Massimo Bossetti in adorazione al cospetto di papa Giovanni XXIII

Massimo Bossetti in adorazione al cospetto di papa Giovanni XXIII
(Ansa)

Massimo Bossetti ha fatto visita alla teca contenente la salma di papa Giovanni XXIII, giunta nel carcere di Bergamo.

La salma del “Papa buono” Giovanni XXIII è stata trasportata dalla Città del Vaticano alla città di Bergamo dove resterà fino a giorno 10 giugno a disposizione dei fedeli, prima di passare per Sotto il Monte Giovanni XXIII (cittadina a lui intitolata). Tra le tappe del ritorno della salma nella città natale c’è stata anche quella al carcere del capoluogo bergamasco dove ha sostato per un’ora. A rendere omaggio, pregare e chiedere la grazia al “Papa Buono” si sono presentati circa 200 detenuti, tra i quali spiccava Massimo Bossetti, il muratore accusato dell’omicidio di Yara Gambirasio.

Massimo si è presentato al cospetto della teca e dopo aver osservato da vicino Giovanni XXIII ha poggiato la mano destra sulla teca in segno di adorazione. Probabile che in quegli istanti il muratore abbia chiesto la grazia, questo infatti ha sempre dichiarato di essere innocente e non ha mai cambiato versione nonostante le prove trovate sul corpo della ragazza lo incastrassero come rapitore, molestatore e uccisore di Yara.

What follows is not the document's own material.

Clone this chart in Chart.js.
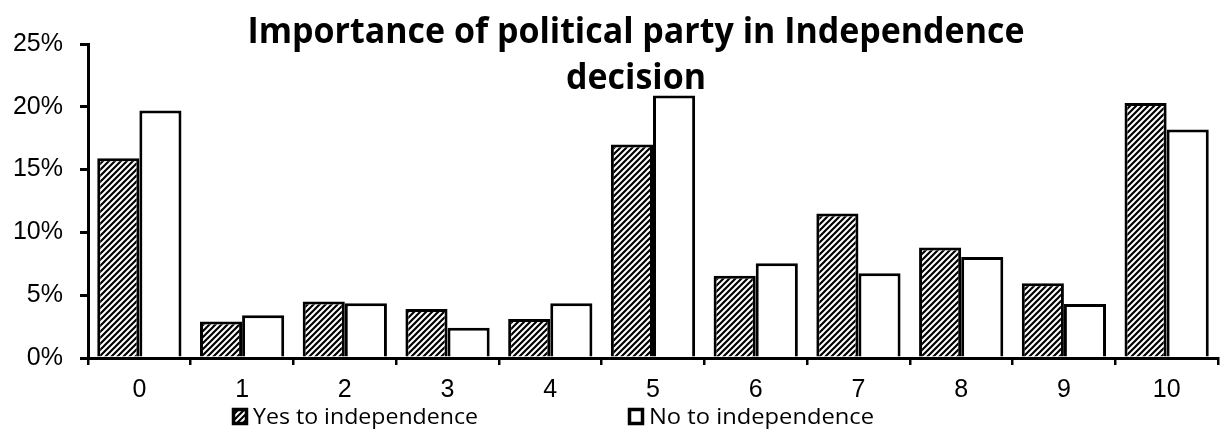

Massimo Bossetti: il DNA e la condanna all’ergastolo

Sin dai primi giorni, le ricerche di Yara Gambirasio hanno attirato un’attenzione mediatica enorme. La svolta nel caso si è avuta quando nel 2014, attraverso una serie di test si è arrivati alla corrispondenza tra il dna trovato nelle mutandine della bambina e quello di Massimo Bossetti. Dopo tre anni di processo il muratore è stato condannato all’ergastolo per omicidio con aggravante di crudeltà. L’imputato si è sempre dichiarato innocente e tramite il suo legale ha fatto ricorso in appello sulla decisione della corte di Cassazione. In quella occasione la difesa ha provato a dimostrare che il corpo Yara è stato spostato nel luogo del ritrovamento molto dopo la morte e che il dna di Bossetti è stato messo in secondo momento. La corte d’appello ha rigettato la tesi difensiva e confermato la sentenza della corte di Cassazione.